## DO THIS
Word for word, transcribe the lines below and drop the pictures.

## INFORMATION SHOWN
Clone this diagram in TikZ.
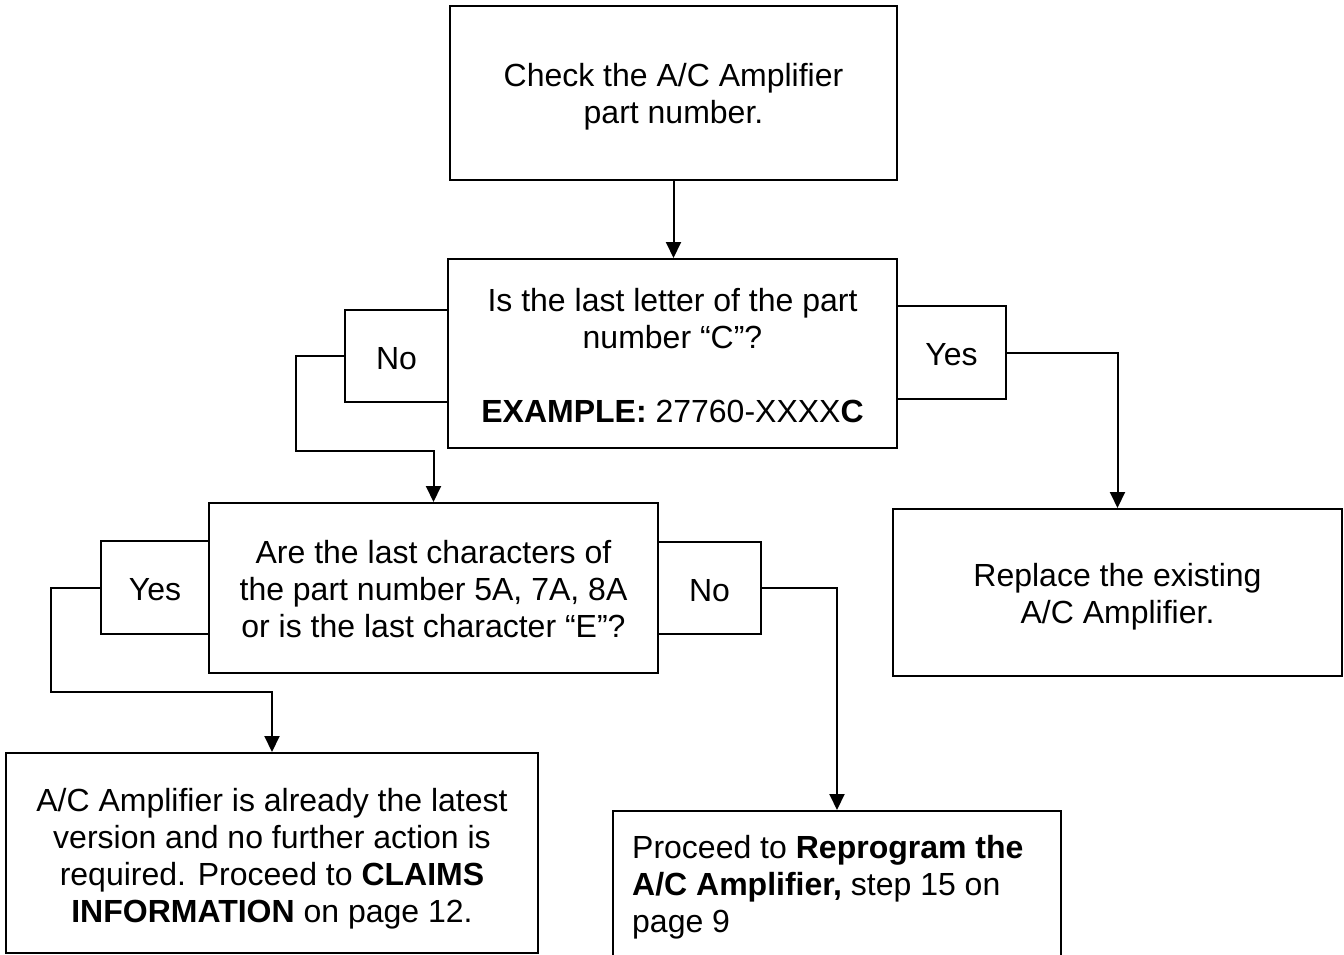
\documentclass[tikz,border=0pt]{standalone}
\usepackage{fontspec}
\setmainfont{Liberation Sans}
\usetikzlibrary{arrows.meta}
\newcommand{\topstrut}[1]{\rule{0pt}{#1}}
\begin{document}
\begin{tikzpicture}[x=1pt,y=-1pt,
  every node/.style={font=\fontsize{32pt}{37pt}\selectfont},
  boxstyle/.style={draw=black, line width=2pt, inner sep=0pt, align=center},
  arr/.style={line width=2pt, -{Triangle[length=16pt,width=15pt]}},
  ]
\useasboundingbox (0,0) rectangle (1344,955);
\clip (0,0) rectangle (1344,955);
\fill[white] (0,0) rectangle (1344,955);
% main boxes
\node[boxstyle, minimum width=447pt, minimum height=174pt] (top) at (673.5,93)
  {\topstrut{31pt}Check the A/C Amplifier\\part number.};
\node[boxstyle, minimum width=449pt, minimum height=189pt] (mid) at (672.5,353.5)
  {\topstrut{27.5pt}Is the last letter of the part\\number “C”?\\[37pt]\textbf{EXAMPLE:} 27760-XXXX\textbf{C}};
\node[boxstyle, minimum width=449pt, minimum height=170pt] (b3) at (433.5,588)
  {\topstrut{25.5pt}Are the last characters of\\the part number 5A, 7A, 8A\\or is the last character “E”?};
\node[boxstyle, minimum width=449pt, minimum height=167pt] (b4) at (1117.5,592.5)
  {\topstrut{31pt}Replace the existing\\A/C Amplifier.};
\node[boxstyle, minimum width=532pt, minimum height=200pt] (b5) at (272,853)
  {\topstrut{35pt}A/C Amplifier is already the latest\\version and no further action is\\required. Proceed to \textbf{CLAIMS}\\\textbf{INFORMATION} on page 12.};
\node[boxstyle, minimum width=448pt, minimum height=164pt] (b6) at (837,893) {};
\node[inner sep=0pt, anchor=north west, align=left] (b6text) at (632,835)
  {Proceed to \textbf{Reprogram the}\\\textbf{A/C Amplifier,} step 15 on\\page 9};
% label boxes
\node[boxstyle, minimum width=103pt, minimum height=92pt] (noL) at (396.5,356) {\topstrut{27pt}No};
\node[boxstyle, minimum width=109pt, minimum height=93pt] (yesR) at (951.5,352.5) {\topstrut{26pt}Yes};
\node[boxstyle, minimum width=108pt, minimum height=93pt] (yesL) at (155,587.5) {\topstrut{26pt}Yes};
\node[boxstyle, minimum width=103pt, minimum height=92pt] (noR) at (709.5,588) {\topstrut{28pt}No};
% connectors
\draw[arr] (top.south) -- (top.south |- mid.north);
\draw[arr] (noL.west) -- ++(-48,0) |- ([yshift=51pt]b3.north) -- (b3.north);
\draw[arr] (yesR.east) -| (b4.north);
\draw[arr] (yesL.west) -- ++(-49,0) |- ([yshift=60pt]b5.north) -- (b5.north);
\draw[arr] (noR.east) -| (b6.north);
\end{tikzpicture}
\end{document}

## FULL ANSWER
Clone this diagram in TikZ.
\documentclass[tikz,border=0pt]{standalone}
\usepackage{fontspec}
\setmainfont{Liberation Sans}
\usetikzlibrary{arrows.meta}
\newcommand{\topstrut}[1]{\rule{0pt}{#1}}
\begin{document}
\begin{tikzpicture}[x=1pt,y=-1pt,
  every node/.style={font=\fontsize{32pt}{37pt}\selectfont},
  boxstyle/.style={draw=black, line width=2pt, inner sep=0pt, align=center},
  arr/.style={line width=2pt, -{Triangle[length=16pt,width=15pt]}},
  ]
\useasboundingbox (0,0) rectangle (1344,955);
\clip (0,0) rectangle (1344,955);
\fill[white] (0,0) rectangle (1344,955);
% main boxes
\node[boxstyle, minimum width=447pt, minimum height=174pt] (top) at (673.5,93)
  {\topstrut{31pt}Check the A/C Amplifier\\part number.};
\node[boxstyle, minimum width=449pt, minimum height=189pt] (mid) at (672.5,353.5)
  {\topstrut{27.5pt}Is the last letter of the part\\number “C”?\\[37pt]\textbf{EXAMPLE:} 27760-XXXX\textbf{C}};
\node[boxstyle, minimum width=449pt, minimum height=170pt] (b3) at (433.5,588)
  {\topstrut{25.5pt}Are the last characters of\\the part number 5A, 7A, 8A\\or is the last character “E”?};
\node[boxstyle, minimum width=449pt, minimum height=167pt] (b4) at (1117.5,592.5)
  {\topstrut{31pt}Replace the existing\\A/C Amplifier.};
\node[boxstyle, minimum width=532pt, minimum height=200pt] (b5) at (272,853)
  {\topstrut{35pt}A/C Amplifier is already the latest\\version and no further action is\\required. Proceed to \textbf{CLAIMS}\\\textbf{INFORMATION} on page 12.};
\node[boxstyle, minimum width=448pt, minimum height=164pt] (b6) at (837,893) {};
\node[inner sep=0pt, anchor=north west, align=left] (b6text) at (632,835)
  {Proceed to \textbf{Reprogram the}\\\textbf{A/C Amplifier,} step 15 on\\page 9};
% label boxes
\node[boxstyle, minimum width=103pt, minimum height=92pt] (noL) at (396.5,356) {\topstrut{27pt}No};
\node[boxstyle, minimum width=109pt, minimum height=93pt] (yesR) at (951.5,352.5) {\topstrut{26pt}Yes};
\node[boxstyle, minimum width=108pt, minimum height=93pt] (yesL) at (155,587.5) {\topstrut{26pt}Yes};
\node[boxstyle, minimum width=103pt, minimum height=92pt] (noR) at (709.5,588) {\topstrut{28pt}No};
% connectors
\draw[arr] (top.south) -- (top.south |- mid.north);
\draw[arr] (noL.west) -- ++(-48,0) |- ([yshift=51pt]b3.north) -- (b3.north);
\draw[arr] (yesR.east) -| (b4.north);
\draw[arr] (yesL.west) -- ++(-49,0) |- ([yshift=60pt]b5.north) -- (b5.north);
\draw[arr] (noR.east) -| (b6.north);
\end{tikzpicture}
\end{document}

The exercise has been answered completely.